Tuesday, 29 November 2011

29th November 2011

Matthew 13:45-6 (King James Version)
Again, the kingdom of heaven is like unto a merchant man, seeking goodly pearls:
Who, when he had found one pearl of great price, went and sold all that he had, and bought it.

Matthew 13:45-6 is a passage of great beauty and eloquence, which illustrates perfectly the concept of worth, and describes with powerful simplicity what it means to love and to treasure. The passage also tells us that such love comes at a ‘great price’ after much searching. When eventually you find that ‘one pearl’, it is so precious that you are compelled to give away all that you possess, in order to obtain the ‘kingdom of heaven’. Its true beauty lies in the fact that it is by sharing this with others, that the value of this ‘kingdom’ becomes manifest.

Monday, 21 November 2011

21st November 2011

Gen. 31: 19. ‘Meanwhile Laban had gone to shear his sheep, and Rachel stole her father’s household idols.’ (Tanakh: The Holy Scriptures. The New Jewish Publication Society Translation According to the Traditional Hebrew Text).
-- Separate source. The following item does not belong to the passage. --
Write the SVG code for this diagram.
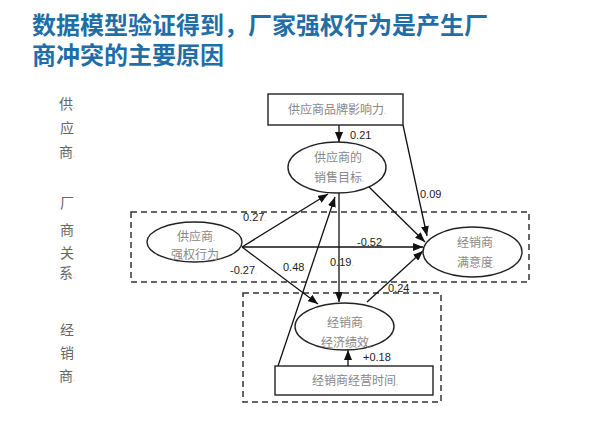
<svg xmlns="http://www.w3.org/2000/svg" width="600" height="429" viewBox="0 0 600 429">
<defs>
<marker id="arr" markerUnits="userSpaceOnUse" markerWidth="10" markerHeight="8" refX="10" refY="4" orient="auto">
<path d="M0,0 L10,4 L0,8 z" fill="#111"/>
</marker>
<style>
.title{font-family:"Noto Sans CJK SC","Noto Sans",sans-serif;font-size:24px;font-weight:bold;fill:#1f6ea8}
.side{font-family:"Noto Sans CJK SC",sans-serif;font-size:14px;fill:#666;text-anchor:middle}
.nt{font-family:"Noto Sans CJK SC",sans-serif;font-size:12px;fill:#888;text-anchor:middle}
.num{font-family:"Liberation Sans",Arial,sans-serif;font-size:11px;fill:#222}
.pm{font-size:7px;fill:#aaa}
.shape{fill:#fff;stroke:#222;stroke-width:1.4}
.dash{fill:none;stroke:#333;stroke-width:1.5;stroke-dasharray:6,4}
.ln{stroke:#111;stroke-width:1.3;fill:none;marker-end:url(#arr)}
</style>
</defs>
<rect width="600" height="429" fill="#fff"/>
<g id="title">
<text class="title"><tspan x="32" y="34">数据模型验证得到，厂家强权行为是产生厂</tspan><tspan x="32" y="64">商冲突的主要原因</tspan></text>
</g>
<g id="side-labels">
<text class="side" x="67" y="109">供<tspan class="pm">.</tspan></text>
<text class="side" x="67" y="133">应</text>
<text class="side" x="67" y="157">商<tspan class="pm">.</tspan></text>
<text class="side" x="67" y="208">厂</text>
<text class="side" x="67" y="235">商</text>
<text class="side" x="67" y="258">关</text>
<text class="side" x="67" y="278">系<tspan class="pm">.</tspan></text>
<text class="side" x="67" y="335">经</text>
<text class="side" x="67" y="358">销</text>
<text class="side" x="67" y="381">商<tspan class="pm">.</tspan></text>
</g>
<g id="groups">
<rect class="dash" x="131" y="212" width="398" height="70"/>
<rect class="dash" x="243" y="293" width="198" height="109"/>
</g>
<g id="connectors">
<line class="ln" x1="339" y1="125" x2="339" y2="142"/>
<line class="ln" x1="403" y1="125" x2="427" y2="236"/>
<line class="ln" x1="242" y1="247" x2="328" y2="194"/>
<line class="ln" x1="242" y1="247" x2="423" y2="247"/>
<line class="ln" x1="242" y1="247" x2="318" y2="304"/>
<line class="ln" x1="278" y1="366" x2="335" y2="197"/>
<line class="ln" x1="339" y1="193" x2="339" y2="302"/>
<line class="ln" x1="368" y1="186" x2="425" y2="242"/>
<line class="ln" x1="367" y1="302" x2="423" y2="251"/>
<line class="ln" x1="348" y1="366" x2="348" y2="350"/>
</g>
<g id="brand">
<rect class="shape" x="268" y="94" width="135" height="31"/>
<text class="nt" x="337" y="114">供应商品牌影响力<tspan class="pm">.</tspan></text>
</g>
<g id="sales-target">
<ellipse class="shape" cx="337" cy="167.5" rx="49" ry="25.5"/>
<text class="nt" x="339" y="162">供应商的<tspan class="pm">.</tspan></text>
<text class="nt" x="339" y="182">销售目标<tspan class="pm">.</tspan></text>
</g>
<g id="coercive-power">
<ellipse class="shape" cx="194.5" cy="242" rx="47.5" ry="20"/>
<text class="nt" x="196" y="241">供应商<tspan class="pm">.</tspan></text>
<text class="nt" x="196" y="259">强权行为<tspan class="pm">.</tspan></text>
</g>
<g id="satisfaction">
<ellipse class="shape" cx="472.5" cy="252" rx="49.5" ry="25"/>
<text class="nt" x="476" y="247">经销商<tspan class="pm">.</tspan></text>
<text class="nt" x="476" y="267">满意度<tspan class="pm">.</tspan></text>
</g>
<g id="performance">
<ellipse class="shape" cx="344.5" cy="326.5" rx="49.5" ry="23.5"/>
<text class="nt" x="346" y="327">经销商<tspan class="pm">.</tspan></text>
<text class="nt" x="346" y="347">经济绩效<tspan class="pm">.</tspan></text>
</g>
<g id="tenure">
<rect class="shape" x="275" y="366" width="158" height="29"/>
<text class="nt" x="355" y="385">经销商经营时间<tspan class="pm">.</tspan></text>
</g>
<g id="coefficients">
<text class="num" x="350" y="139">0.21</text>
<text class="num" x="420" y="198">0.09<tspan class="pm">.</tspan></text>
<text class="num" x="243" y="221">0.27<tspan class="pm">.</tspan></text>
<text class="num" x="357" y="246">-0.52<tspan class="pm">.</tspan></text>
<text class="num" x="230" y="274">-0.27<tspan class="pm">.</tspan></text>
<text class="num" x="283" y="271">0.48<tspan class="pm">.</tspan></text>
<text class="num" x="330" y="266">0.19<tspan class="pm">.</tspan></text>
<text class="num" x="388" y="292">0.24<tspan class="pm">.</tspan></text>
<text class="num" x="363" y="361">+0.18</text>
</g>
</svg>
Reading this biblical verse as a Jewish woman, I recall its traditional rabbinic interpretation, which is that Rachel stole the idols to keep her father Laban from the sin of idolatry. And yet it seems more plausible that, about to leave her father’s home and travel with Jacob to an unknown land, Rachel would have wanted to take the doll-like teraphim with her, hidden under her skirts, because it was these that she still half-believes had kept her safe since she was a child. If she were trying to preserve her father’s religious virtue the narrative’s tragic irony would be lost. For Jacob, not knowing that Rachel had stolen the figurines, makes an oath to her father that whoever is found with them will not remain alive (Gen. 31:32). By the end of Genesis 35, Rachel has died giving birth to Benjamin and is buried by the road to Ephrath (Gen, 35:16-20).

Monday, 14 November 2011

14th November 2011

‘The spirit indeed is willing but the flesh is weak’ (Matthew 26.41) This admission, in a call to resist temptation, recognizes the difficulty of living up to high moral standards. According to Clarke’s commentary, ‘Your inclinations are good - ye are truly sincere; but your good purposes will be overpowered by your timidity. Ye wish to continue steadfast in your adherence to your Master; but your fears will lead you to desert him.’

Monday, 7 November 2011

7th November 2011

While the Authorized Version was meant to replace the Bishops' Bible as the official version for readings in the Church of England, it was apparently (unlike the Great Bible) never specifically "authorized", although it is commonly known as the Authorized Version in the United Kingdom. However, the King's Printer issued no further editions of the Bishops' Bible; so necessarily the Authorized Version supplanted it as the standard lectern Bible in parish church use in England. In the Book of Common Prayer (1662), the text of the Authorized Version replaced the text of the Great Bible — for Epistle and Gospel readings — and as such was "authorized" by Act of Parliament. The phrase "King James version" first appeared in print in 1884.’